本書に戻ろう。日本統治時代の台湾に生まれ、読習好きの少年として育った主人公Sは、ある読書会に参加したために、中国国民党政府批判分子とされて、無実の罪で逮捕され10年を島の収容所で過ごすこととなった。そこでは銃殺された者もいた。釈放後は児童雑誌を創刊するなど八面六臂の活躍で、台湾の文化に大きな足跡を残す。一言で要約すると、日本統治時代から戒厳令下の時代、民主化を経て現代まで、時代の荒波に揉まれたある非凡な個人の歴史からたどる台湾現代史全4巻である。

 

第二次世界大戦後、台湾は日本の支配からはずれて、中国との軋轢はあったにしても平和な過程を経て現在に至っていると思っていた。
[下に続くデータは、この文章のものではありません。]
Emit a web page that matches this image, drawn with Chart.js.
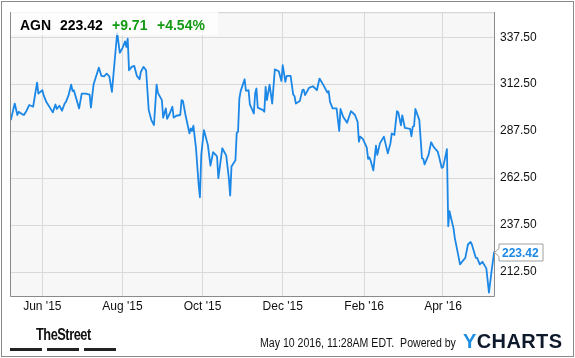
<!DOCTYPE html>
<html>
<head>
<meta charset="utf-8">
<script src="https://cdn.jsdelivr.net/npm/chart.js@4.4.1/dist/chart.umd.min.js"></script>
<style>
  body { margin: 0; background: #fff; }
  #wrap { position: relative; width: 575px; height: 358px; font-family: 'Liberation Sans', Arial, sans-serif; }
  #frame { position: absolute; left: 1px; top: 1px; width: 573px; height: 356px; box-sizing: border-box; border: 1px solid #8a8a8a; pointer-events: none; }
  #head { position: absolute; left: 11px; top: 11px; width: 207px; height: 24px; background: rgba(255,255,255,0.78); }
  .h { position: absolute; top: 6px; font-size: 14px; font-weight: bold; line-height: 16px; white-space: nowrap; }
  .foot { position: absolute; white-space: nowrap; transform-origin: left top; }
  .bar { position: absolute; top: 348px; height: 3px; background: #222; }
</style>
</head>
<body>
<div id="wrap">
  <canvas id="chart" width="575" height="358"></canvas>
  <div id="head">
    <span class="h" style="left:9px;color:#000">AGN</span>
    <span class="h" style="left:49px;color:#000">223.42</span>
    <span class="h" style="left:101px;color:#139a13">+9.71</span>
    <span class="h" style="left:146px;color:#139a13">+4.54%</span>
  </div>
  <span class="foot" style="left:36px;top:326px;font-size:16px;font-weight:bold;letter-spacing:-0.6px;color:#111;transform:scaleX(0.8)">TheStreet</span>
  <div class="bar" style="left:10px;width:32px"></div>
  <div class="bar" style="left:47px;width:32px"></div>
  <div class="bar" style="left:84px;width:32px"></div>
  <span class="foot" style="left:260px;top:336px;font-size:12px;color:#111;transform:scaleX(0.88)">May 10 2016, 11:28AM EDT.&nbsp; Powered by</span>
  <span class="foot" style="left:463px;top:330px;font-size:20px;font-weight:bold;letter-spacing:0.4px;color:#0e1a2b"><span style="color:#1e8fe6">Y</span>CHARTS</span>
  <div id="frame"></div>
</div>
<script>
// days counted from 1 Jun 2015
const days = [-24, -21, -19, -18, -15, -14, -12, -10, -7, -4, -3, 0, 1, 3, 8, 10, 11, 13, 15, 17, 18, 20, 22, 23, 24, 28, 30, 33, 36, 37, 39,
  43, 45, 47, 49, 51, 53, 55, 57, 59, 61, 63, 64, 65, 66, 68, 70, 72, 74, 75, 77, 79, 81, 83, 85, 87, 88, 91, 92, 94, 95, 97, 99, 100,
  102, 105, 106, 107, 109, 112, 113, 114, 115, 117, 119, 120, 121, 123, 126, 128, 130, 132, 133, 134, 137, 140, 142, 143, 144, 147,
  148, 149, 150, 151, 154, 155, 157, 158, 161, 162, 163, 164, 168, 169, 170, 171, 173, 175, 177, 180, 182, 183, 185, 186, 189, 191,
  192, 193, 196, 198, 199, 200, 203, 206, 209, 211, 214, 217, 218, 219, 221, 224, 226, 227, 229, 232, 235, 238, 240, 241, 242, 244,
  247, 248, 249, 250, 252, 254, 255, 257, 260, 263, 265, 266, 268, 270, 271, 273, 274, 276, 280, 281, 282, 283, 284, 287, 289, 290,
  291, 294, 296, 298, 301, 302, 304, 305, 306, 308, 309, 310, 311, 313, 314, 316, 318, 320, 322, 324, 326, 327, 330, 331, 333, 335,
  337, 338, 340, 342, 344];
const prices = [293.4, 302.2, 296.1, 297.8, 296.4, 296.1, 298.4, 301.4, 300.5, 313.3, 307.5, 309.3, 306.7, 303.1, 297.5, 301.7, 299.3,
  301.0, 298.4, 302.2, 303.1, 306.7, 312.3, 308.8, 309.3, 299.6, 307.5, 307.5, 307.0, 300.0, 312.3,
  321.3, 316.9, 316.7, 318.1, 316.7, 308.4, 324.3, 339.8, 329.2, 331.7, 335.3, 332.3, 336.7, 319.9, 321.7, 322.2, 316.9, 315.1, 319.0,
  321.7, 319.9, 298.7, 293.4, 290.8, 312.3, 307.9, 304.0, 294.7, 299.6, 294.0, 296.9, 300.5, 294.7,
  295.7, 296.1, 304.0, 303.7, 296.1, 286.3, 289.0, 287.6, 290.4, 278.4, 259.0, 252.3, 274.9, 288.1, 280.2, 269.2, 276.3, 274.9, 274.0,
  262.5, 278.4, 274.5, 262.5, 253.2, 268.7, 272.0,
  286.6, 287.2, 304.9, 308.8, 315.1, 309.0, 309.3, 301.7, 296.9, 307.5, 310.2, 300.0, 298.7, 297.8, 311.1, 304.0, 312.3, 302.2, 320.4,
  319.4, 314.2, 322.6, 313.7, 316.9, 316.9, 307.0,
  306.1, 302.2, 303.5, 309.3, 309.6, 306.7, 310.5, 311.4, 309.3, 315.5, 312.0, 308.1, 308.8, 303.1, 299.6, 299.6, 287.6, 299.3, 295.2,
  292.0, 298.2, 296.1, 292.5, 281.9, 284.6, 283.4,
  278.8, 272.8, 273.5, 271.7, 266.6, 279.8, 274.9, 281.0, 284.6, 275.7, 281.0, 286.3, 285.5, 298.2, 297.5, 290.6, 295.9, 289.2, 288.7,
  284.8, 289.9, 290.3, 299.3, 293.4, 273.1, 272.8,
  269.8, 274.9, 281.6, 279.0, 276.6, 274.0, 268.0, 268.3, 271.3, 277.9, 236.9, 244.9, 241.7, 235.9, 230.7, 223.7, 216.6, 218.4, 220.1,
  227.2, 228.6, 227.2, 220.1, 220.1, 216.6, 218.0,
  215.7, 214.5, 201.6, 213.1, 223.42];

const monthTicks = [0, 61, 122, 183, 245, 305];
const monthLabels = ["Jun '15", "Aug '15", "Oct '15", "Dec '15", "Feb '16", "Apr '16"];
const priceTicks = [212.5, 237.5, 262.5, 287.5, 312.5, 337.5];

Chart.defaults.font.family = "'Liberation Sans', Arial, sans-serif";
Chart.defaults.font.size = 12;
Chart.defaults.color = '#222';

const plotDeco = {
  id: 'plotDeco',
  beforeDraw(chart) {
    const a = chart.chartArea, ctx = chart.ctx;
    ctx.save();
    ctx.fillStyle = '#f7f7f7';
    ctx.fillRect(a.left, a.top, a.right - a.left, a.bottom - a.top);
    ctx.restore();
  },
  afterDraw(chart) {
    const a = chart.chartArea, ctx = chart.ctx;
    ctx.save();
    ctx.lineWidth = 1;
    ctx.strokeStyle = '#cfcfcf';
    ctx.beginPath();
    ctx.moveTo(a.left, a.top + 0.5); ctx.lineTo(a.right, a.top + 0.5);
    ctx.stroke();
    ctx.strokeStyle = '#8a8a8a';
    ctx.beginPath();
    ctx.moveTo(a.left + 0.5, a.top); ctx.lineTo(a.left + 0.5, a.bottom + 0.5);
    ctx.lineTo(a.right - 0.5, a.bottom + 0.5); ctx.lineTo(a.right - 0.5, a.top);
    ctx.stroke();

    // last price tag
    const last = prices[prices.length - 1];
    const y = Math.round(chart.scales.y.getPixelForValue(last)) + 0.5;
    const x0 = a.right + 4, w = 44, h = 17;
    ctx.beginPath();
    ctx.moveTo(a.right - 0.5, y);
    ctx.lineTo(x0, y - 4);
    ctx.lineTo(x0, y - h / 2);
    ctx.lineTo(x0 + w, y - h / 2);
    ctx.lineTo(x0 + w, y + h / 2);
    ctx.lineTo(x0, y + h / 2);
    ctx.lineTo(x0, y + 4);
    ctx.closePath();
    ctx.fillStyle = '#fff';
    ctx.fill();
    ctx.strokeStyle = '#a0a0a0';
    ctx.stroke();
    ctx.fillStyle = '#1b87e6';
    ctx.font = "bold 12px 'Liberation Sans', Arial, sans-serif";
    ctx.textBaseline = 'middle';
    ctx.fillText(last.toFixed(2), x0 + 3, y + 1);
    ctx.restore();
  }
};

new Chart(document.getElementById('chart'), {
  type: 'line',
  data: {
    datasets: [{
      data: days.map((d, i) => ({ x: d, y: prices[i] })),
      borderColor: '#1b87e6',
      borderWidth: 1.8,
      pointRadius: 0,
      tension: 0,
      borderJoinStyle: 'round'
    }]
  },
  options: {
    responsive: false,
    animation: false,
    devicePixelRatio: 1,
    layout: { padding: { left: 10, top: 10, right: 0, bottom: 0 } },
    plugins: { legend: { display: false }, tooltip: { enabled: false } },
    scales: {
      x: {
        type: 'linear',
        min: -24.6,
        max: 344.6,
        afterBuildTicks: s => { s.ticks = monthTicks.map(v => ({ value: v })); },
        afterFit: s => { s.height = 62; },
        ticks: { callback: (v, i) => monthLabels[i], padding: 3, maxRotation: 0, autoSkip: false, color: '#111' },
        grid: { color: '#d9d9d9', drawTicks: false },
        border: { display: false }
      },
      y: {
        position: 'right',
        min: 199.8,
        max: 350.8,
        afterBuildTicks: s => { s.ticks = priceTicks.map(v => ({ value: v })); },
        afterFit: s => { s.width = 80; },
        ticks: { callback: v => v.toFixed(2), padding: 5, color: '#111' },
        grid: { color: '#d9d9d9', drawTicks: false },
        border: { display: false }
      }
    }
  },
  plugins: [plotDeco]
});
</script>
</body>
</html>
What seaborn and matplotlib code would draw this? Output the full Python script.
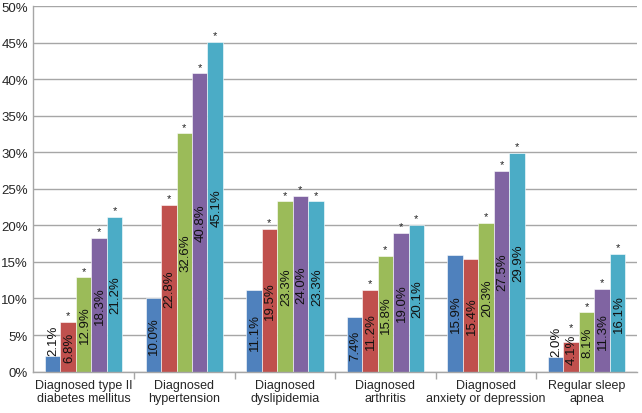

第2次大戦時、台湾にも米軍機の空襲があったことをはじめて知った。新たな知識を仕入れるのに、マンガも導入としてはいいのではないかと思った。

最近読んだ作品に第6回金車・島田荘司推理小説賞受賞した『#台北野球倶楽部の殺人』(唐嘉邦著)がある。時代は昭和十三年、日本でプロ野球が発足してまだ三年目の戦前の話。このころはプロ野球よりも東京六大学野球が盛んであったようだ。仲間が集まっての話題の中心は早慶戦と台湾の高雄商業学校のエース兼四番バッター大下弘だった(「赤バットの川上」こと川上哲治と並び称された「青バットの大下」こと大下弘)。六大学のOBが参加して、彼らは大下を自分たちの出身大学にスカウトすべく鍔迫り合いを演じていた。そんな折、会員二人が別々の列車内で不審な死を遂げた。ここから松本清張風の時刻表を駆使したアリバイ崩しのミステリーが展開してゆく。物語の背景に日本統治下の台湾の悲劇が隠されているという。日本のプロ野球の歴史に興味がある者には見逃せない一冊であろう。

その他には、台北の路地裏で私立探偵を始めた元教授が、連続殺人事件に巻き込まれるハードボイルド探偵小説『#台湾プライベートアイ』(紀 蔚然 著)が最近話題になった。